Chancellor Philip Hammond recently presented the Budget 2018, which has been naturally controversial as usual. However, one policy introduced which has received mostly positive press is the new ‘plastic tax’. The food and drinks industry is one that will be most affected, and also one that Virtual College offers a number of online training courses in. With this in mind, we’re going to briefly cover what we know so far, and what this might mean for the industry.
The first thing to point out is that this is not the same as the long-rumoured ‘latte tax’ or ‘latte levy’, which would impose taxes on non-recyclable disposable cups, nor is it related to the EU’s plans for taxes on certain single use plastics such as straws. The former was not included in the budget to the dismay of many environmental campaigners, but the new plastic tax has been generally welcomed. Hammond’s plan, in short, is to place additional taxes on the manufacture and import of plastic packaging that contains less than 30% recycled plastic, and these new measures will be introduced in 2022. The aim is to ensure manufacturers in this country pursue more sustainable production, and that British businesses cannot easily circumvent these rules.
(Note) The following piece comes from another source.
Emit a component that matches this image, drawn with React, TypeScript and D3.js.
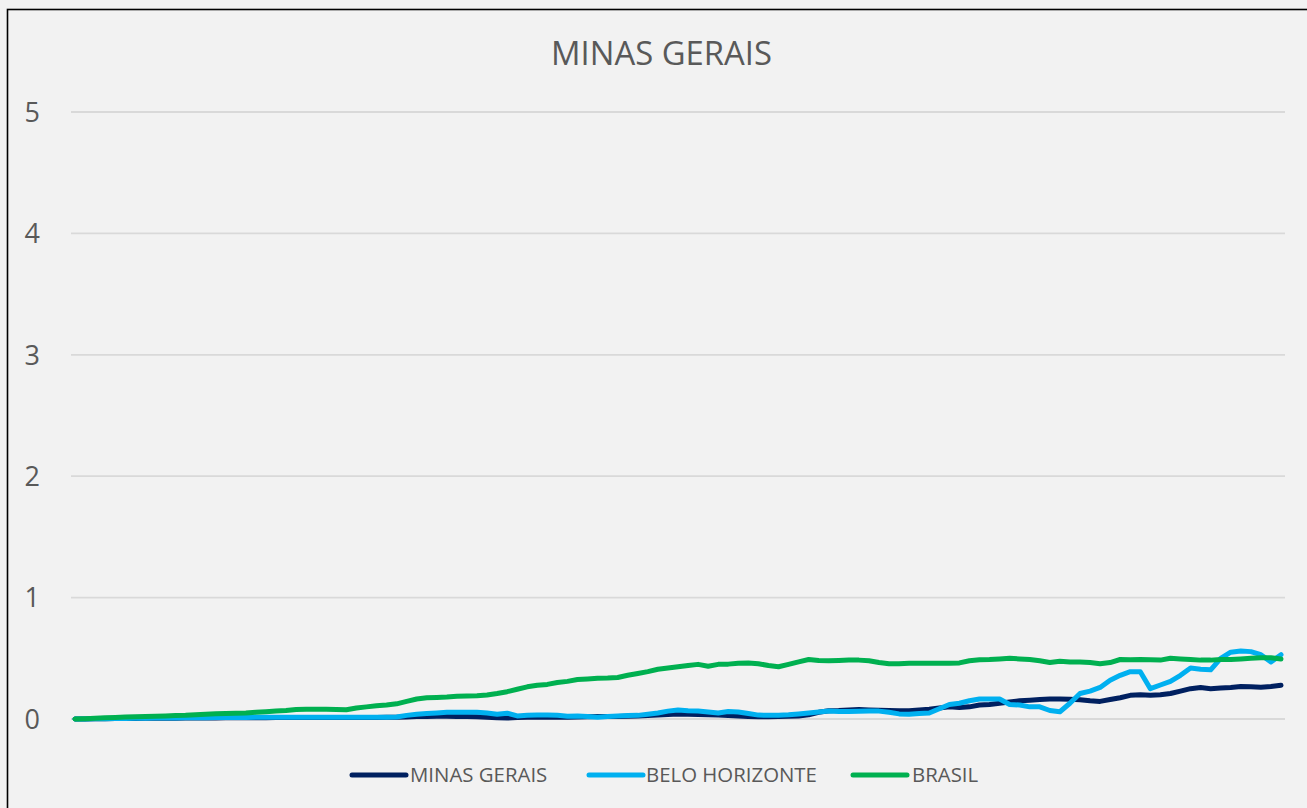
import React from "react";
import * as d3 from "d3";

const TITLE = "MINAS GERAIS";
const SERIES_NAMES = ["MINAS GERAIS", "BELO HORIZONTE", "BRASIL"];
const SERIES_COLORS = ["#002060", "#00b0f0", "#00b050"];
const Y_TICKS = [0, 1, 2, 3, 4, 5];

const minasGerais = [
  0, 0.001, 0.002, 0.003, 0.004, 0.005, 0.005, 0.006, 0.006, 0.007,
  0.007, 0.008, 0.008, 0.009, 0.009, 0.01, 0.01, 0.01, 0.011, 0.011,
  0.012, 0.012, 0.012, 0.012, 0.012, 0.012, 0.012, 0.012, 0.012, 0.013,
  0.013, 0.014, 0.015, 0.017, 0.02, 0.02, 0.022, 0.022, 0.02, 0.02,
  0.018, 0.015, 0.01, 0.008, 0.012, 0.015, 0.015, 0.015, 0.015, 0.015,
  0.017, 0.018, 0.02, 0.02, 0.02, 0.022, 0.025, 0.028, 0.032, 0.038,
  0.042, 0.04, 0.038, 0.035, 0.032, 0.028, 0.025, 0.02, 0.018, 0.018,
  0.02, 0.022, 0.025, 0.035, 0.055, 0.068, 0.07, 0.075, 0.078, 0.075,
  0.072, 0.07, 0.068, 0.068, 0.075, 0.08, 0.09, 0.1, 0.095, 0.1,
  0.115, 0.12, 0.13, 0.14, 0.15, 0.155, 0.16, 0.165, 0.165, 0.162,
  0.158, 0.15, 0.145, 0.16, 0.175, 0.195, 0.2, 0.195, 0.2, 0.21,
  0.23, 0.25, 0.26, 0.25, 0.255, 0.26, 0.268, 0.265, 0.262, 0.268,
  0.278,
];

const beloHorizonte = [
  0, 0.001, 0.002, 0.003, 0.004, 0.005, 0.006, 0.007, 0.008, 0.008,
  0.009, 0.01, 0.01, 0.011, 0.012, 0.012, 0.013, 0.013, 0.014, 0.014,
  0.015, 0.015, 0.015, 0.015, 0.015, 0.015, 0.015, 0.015, 0.015, 0.015,
  0.015, 0.015, 0.016, 0.03, 0.04, 0.045, 0.05, 0.055, 0.055, 0.055,
  0.055, 0.05, 0.04, 0.048, 0.025, 0.03, 0.032, 0.032, 0.03, 0.022,
  0.025, 0.02, 0.015, 0.02, 0.025, 0.028, 0.03, 0.04, 0.05, 0.065,
  0.075, 0.068, 0.065, 0.058, 0.05, 0.062, 0.058, 0.045, 0.032, 0.03,
  0.03, 0.035, 0.042, 0.05, 0.058, 0.065, 0.062, 0.062, 0.063, 0.065,
  0.065, 0.055, 0.042, 0.04, 0.045, 0.05, 0.085, 0.12, 0.13, 0.15,
  0.165, 0.165, 0.165, 0.12, 0.115, 0.1, 0.1, 0.07, 0.06, 0.13,
  0.21, 0.23, 0.26, 0.32, 0.36, 0.39, 0.39, 0.25, 0.28, 0.31,
  0.36, 0.42, 0.41, 0.405, 0.5, 0.55, 0.56, 0.555, 0.53, 0.47,
  0.53,
];

const brasil = [
  0, 0.003, 0.006, 0.01, 0.013, 0.016, 0.018, 0.02, 0.022, 0.025,
  0.028, 0.031, 0.036, 0.04, 0.043, 0.045, 0.047, 0.05, 0.055, 0.06,
  0.066, 0.07, 0.078, 0.08, 0.08, 0.08, 0.078, 0.076, 0.09, 0.1,
  0.11, 0.115, 0.125, 0.145, 0.165, 0.175, 0.178, 0.182, 0.188, 0.19,
  0.192, 0.198, 0.21, 0.225, 0.245, 0.265, 0.278, 0.285, 0.3, 0.31,
  0.325, 0.33, 0.336, 0.338, 0.342, 0.36, 0.375, 0.39, 0.41, 0.42,
  0.43, 0.44, 0.45, 0.435, 0.45, 0.452, 0.46, 0.462, 0.455, 0.44,
  0.43, 0.45, 0.47, 0.49, 0.482, 0.48, 0.482, 0.485, 0.485, 0.48,
  0.465, 0.455, 0.455, 0.46, 0.46, 0.46, 0.46, 0.46, 0.462, 0.48,
  0.488, 0.49, 0.495, 0.5, 0.495, 0.49, 0.48, 0.465, 0.475, 0.47,
  0.47, 0.465, 0.455, 0.465, 0.49, 0.488, 0.49, 0.488, 0.485, 0.5,
  0.495, 0.49, 0.485, 0.485, 0.49, 0.49, 0.495, 0.5, 0.505, 0.505,
  0.495,
];

const SERIES = [minasGerais, beloHorizonte, brasil];

const W = 1307;
const H = 808;
const FONT = "'Open Sans', 'DejaVu Sans', sans-serif";

export default function App() {
  const n = brasil.length;
  const x = d3.scaleLinear().domain([0, n - 1]).range([75, 1281]);
  const y = d3.scaleLinear().domain([0, 5]).range([719, 112]);
  const line = d3
    .line<number>()
    .x((_, i) => x(i))
    .y((d) => y(d));

  const legendItems = [
    { lx: 352, tx: 410 },
    { lx: 589, tx: 646 },
    { lx: 853, tx: 912 },
  ];

  return (
    <svg
      width={W}
      height={H}
      style={{ position: "absolute", left: 0, top: 0, background: "#f2f2f2" }}
    >
      <rect x={0} y={0} width={W} height={H} fill="#f2f2f2" />
      <rect
        x={7.5}
        y={9.5}
        width={W + 20}
        height={H + 20}
        fill="#f2f2f2"
        stroke="#000"
        strokeWidth={1.6}
      />
      <text
        x={661.5}
        y={64.5}
        textAnchor="middle"
        fontFamily={FONT}
        fontSize={32.8}
        fill="#595959"
      >
        {TITLE}
      </text>
      {Y_TICKS.map((t) => (
        <g key={t}>
          <line
            x1={71}
            x2={1285}
            y1={y(t)}
            y2={y(t)}
            stroke="#d9d9d9"
            strokeWidth={1.8}
          />
          <text
            x={40}
            y={y(t)}
            dy="0.36em"
            textAnchor="end"
            fontFamily={FONT}
            fontSize={27}
            fill="#595959"
          >
            {t}
          </text>
        </g>
      ))}
      {SERIES.map((s, k) => (
        <path
          key={k}
          d={line(s) || ""}
          fill="none"
          stroke={SERIES_COLORS[k]}
          strokeWidth={5}
          strokeLinejoin="round"
          strokeLinecap="round"
        />
      ))}
      {SERIES_NAMES.map((name, k) => (
        <g key={name}>
          <line
            x1={legendItems[k].lx}
            x2={legendItems[k].lx + 54}
            y1={775}
            y2={775}
            stroke={SERIES_COLORS[k]}
            strokeWidth={5}
            strokeLinecap="round"
          />
          <text
            x={legendItems[k].tx}
            y={775}
            dy="0.36em"
            fontFamily={FONT}
            fontSize={20.4}
            fill="#595959"
          >
            {name}
          </text>
        </g>
      ))}
    </svg>
  );
}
It’s important to note that this is all that has been definitively released at this point, which means that we cannot know for certain the amounts of tax that will be imposed, or if there are any other criteria or thresholds such as company size. Specific details have not been given, which means that many commentators have warned that the devil will be in the details, particularly as the rest of the budget was light on environmental concerns. However, we can speculate on some of the impacts this may have on the food and drinks industry.
Fortunately, the food and drinks industry is generally effective at using recycled products already. The vast majority of plastic milk cartons are recycled and made from recycled plastics for example, which means that for a lot of businesses, there will be no impact at all. However, there are still very large numbers of products on the market that are using plastics that are neither made from recycled materials nor are they easily recycled by the general public, including things like black plastic trays.
These products will need to change, or the additional taxes could prove damaging. If a manufacturer chooses to absorb the cost, then the expense will naturally eat into their revenue. If they attempt to pass it on to the retailer, or the end customer, then market share could be lessened as more environmentally conscious - and cheaper - products appeal to customers. While this policy could cost some businesses money, we would advocate that they should be moving towards fully recycled and recyclable products regardless.
Many businesses will be pleased to hear that the tax will not be introduced in isolation, and there will be support for the pursuit of sustainability. Along with the tax, Hammond has pledged £40m of funds that will go into various initiatives designed to improve take up of recycling, as well as research and development of new technologies to make recycling and the manufacture of recycled products even more viable.
There are several years before this policy becomes law, which means there’s plenty of time for it to change, or other similar policies to be put forward. We’re even due an election before they are introduced! It’s for this reason that many see this policy as less important than it may seem at face value. Many businesses are already adhering to the standards, and it’s a goal that most of the rest are already working towards. However, most initiatives that ensure the food and drinks industry is boosting its environmental credentials are good ones. Keep an eye out on our food and drinks page for further updates in regards to this and similar policies affecting food and drink businesses.
“As is often the case consumer thinking/pressure will have a more powerful effect than legislation.
Customers are now wanting to go plastic free and are increasingly asking about the materials being used in their products for example; is the plastic being used recycled or recyclable.
Consumers are also speaking out against excessive packaging/over packaging on gift items and more recently the amount of plastic used when packaging fruit and vegetables.
Many of the businesses I am working with have started moving away from plastic for packaging or are looking for alternatives that will not adversely affect shelf life. They have done this because of the increasing pressure they face from businesses and end customers, showing again the powerful effect customers have over businesses and brands.”